Taunton hit back with two goals in the last seven minutes, from Thompson and West, but it was advantage Tow Law after the 4-4 draw.

Musker was not pleased, saying: “If you’re going to go to Wembley you have to do your job. We had people who didn’t do their jobs.

“I was bitterly disappointed with a lot of things, certainly the defending. We gave away three goals from set-pieces.”

The Peacocks travelled up to the North East for the second leg on March 21, and went down 1-0 on Tow Law’s sloping pitch at the Ironworks Road ground.

The visitors dominated the first half but failed to take their chances, and Jarrod Suddick scored the only goal of the game with 11 minutes left.

“It’s probably the worst day of my life,” reflected Musker, without understatement.

March also saw Taunton’s bid to move to a new ground on Blackbrook Way - which was also to incorporate an athletics track - hit by the rejection of a bid for £2.6 million from the National Lottery sports fund.

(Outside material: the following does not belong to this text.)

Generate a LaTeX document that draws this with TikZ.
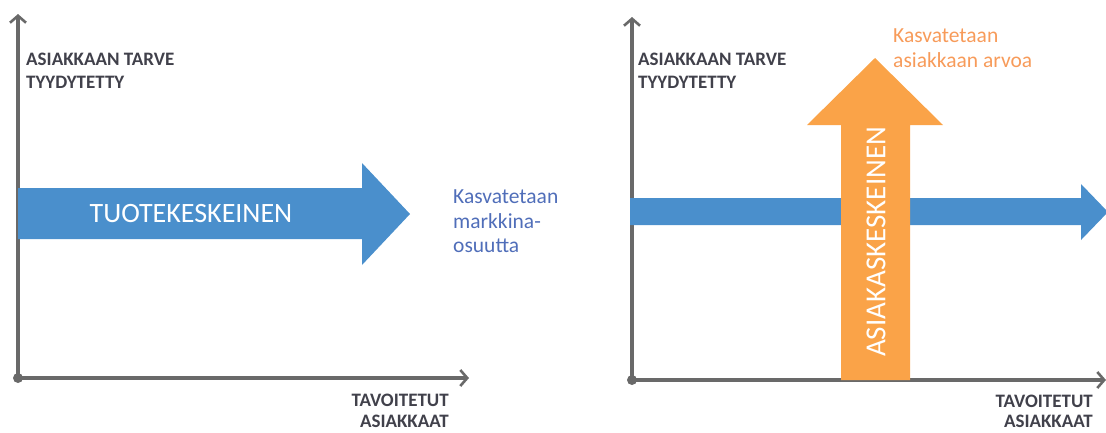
\documentclass[tikz,border=0pt]{standalone}
\usepackage{fontspec}
\setmainfont{Carlito}
\usetikzlibrary{arrows.meta}
\definecolor{axisgray}{RGB}{105,105,105}
\definecolor{labelgray}{RGB}{65,65,75}
\definecolor{barblue}{RGB}{74,143,204}
\definecolor{barorange}{RGB}{250,163,72}
\definecolor{noteblue}{RGB}{80,110,185}
\definecolor{noteorange}{RGB}{247,155,90}
\tikzset{
  axis/.style={draw=axisgray, line width=3.2pt,
    -{Straight Barb[length=7pt,width=16pt,line width=2.6pt]}},
  origindot/.style={circle, fill=axisgray, inner sep=0pt, minimum size=10pt},
  axislabel/.style={text=labelgray, font=\fontsize{19}{23}\selectfont\bfseries,
    inner sep=0pt, align=left},
  bluebar/.style={fill=barblue, draw=none},
  orangebar/.style={fill=barorange, draw=none},
  bartext/.style={text=white, font=\fontsize{28}{30}\selectfont, inner sep=0pt},
  note/.style={font=\fontsize{21.5}{24.5}\selectfont, inner sep=0pt, align=left}
}
\begin{document}
\begin{tikzpicture}[x=1pt,y=-1pt]
\useasboundingbox (0,0) rectangle (1106,432);

% ---------- left chart: product-centred ----------
\coordinate (oL) at (18,378);
\coordinate (yL) at (18,14);
\coordinate (xL) at (469,378);
\draw[axis] (oL) -- (yL);
\draw[axis] (oL) -- (xL);
\node[origindot] (dotL) at (oL) {};

\fill[bluebar] (18,188) -- (362,188) -- (362,163) -- (410,214)
  -- (362,265) -- (362,239) -- (18,239) -- cycle;
\node[bartext, anchor=center] (tuote) at (191,214) {TUOTEKESKEINEN};

\node[axislabel, anchor=base west] (yLabL1) at (26,65) {ASIAKKAAN TARVE};
\node[axislabel, anchor=base west] (yLabL2) at (26,88) {TYYDYTETTY};
\node[axislabel, anchor=base east] (xLabL1) at (449,406) {TAVOITETUT};
\node[axislabel, anchor=base east] (xLabL2) at (449,427) {ASIAKKAAT};

\node[note, text=noteblue, anchor=base west] (noteL1) at (453,203) {Kasvatetaan};
\node[note, text=noteblue, anchor=base west] (noteL2) at (453,228) {markkina-};
\node[note, text=noteblue, anchor=base west] (noteL3) at (453,252) {osuutta};

% ---------- right chart: customer-centred ----------
\coordinate (oR) at (632,380);
\coordinate (yR) at (632,17);
\coordinate (xR) at (1106,380);
\draw[axis] (oR) -- (yR);
\draw[axis] (oR) -- (xR);
\node[origindot] (dotR) at (oR) {};

\fill[bluebar] (630,198) -- (1081,198) -- (1081,184) -- (1108,212)
  -- (1081,240) -- (1081,225) -- (630,225) -- cycle;

\fill[orangebar] (841,380) -- (841,125) -- (807,125) -- (875,58)
  -- (943,125) -- (910,125) -- (910,380) -- cycle;
\node[bartext, rotate=90, anchor=center, font=\fontsize{29}{30}\selectfont]
  (asiakas) at (876,242) {ASIAKASKESKEINEN};

\node[axislabel, anchor=base west] (yLabR1) at (638,65) {ASIAKKAAN TARVE};
\node[axislabel, anchor=base west] (yLabR2) at (638,88) {TYYDYTETTY};
\node[axislabel, anchor=base east] (xLabR1) at (1093,407) {TAVOITETUT};
\node[axislabel, anchor=base east] (xLabR2) at (1093,427) {ASIAKKAAT};

\node[note, text=noteorange, anchor=base west] (noteR1) at (893,42) {Kasvatetaan};
\node[note, text=noteorange, anchor=base west] (noteR2) at (893,67) {asiakkaan arvoa};
\end{tikzpicture}
\end{document}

Musker’s men had to play a frankly ridiculous 11 matches during April, and were without top scorer Cutler, who had knee ligament damage.

Cue Lynch, who scored in five consecutive games, with the only goal in a 1-0 win at Bridgwater (on a bitterly cold day that kept the crowd down to 600) and four against Elmore two days later.

Lynch’s goals kept Taunton clinging on in the title race, but draws with Chippenham Town and Mangotsfield meant that Tiverton could wrap it up with victory over their rivals at Ladysmead on April 23.

That they did, winning 2-1 with goals from Steve Daly and Everett.

Tiverton finished the league unbeaten (scoring 154 goals, conceding just 20 and amassing 110 points) and then beat Tow Law at Wembley, becoming the first Western League club to win the Vase.

All that was left to play was the Les Phillips Cup final at Huish Park in Yeovil, which proved a neat summary of the season as a whole.

Taunton made Tiverton work for it, but the Devon side triumphed 3-2 to end the season as treble winners.

Dave Leonard put the champions ahead, Kevin Smith made it 2-0, and Cutler saw a penalty saved.

In the second half, which featured two 15-minute delays caused by floodlight failure, Martin Parker pulled one back from the spot but Smith’s second made it 3-1.

Derek Fowler netted late on but it was Tiverton’s day - and season.

Taunton had performed well, though, and Musker was well aware of that when he said: “[Tiverton] deserved to win the championship, especially when you consider they did it without losing a match.

“I don’t think there is a massive gulf between them and us. With the number of points we had, we would have won any other league.

“I know where our weaknesses lie and that’s something to work on for next season.”

Musker’s side had scored 107 goals in the league, with Cutler netting 28 in 34 full appearances and Loram 26 in 53.

Young Lynch had helped himself to 16 in 17 full appearances - and there was much, much more still to come from him.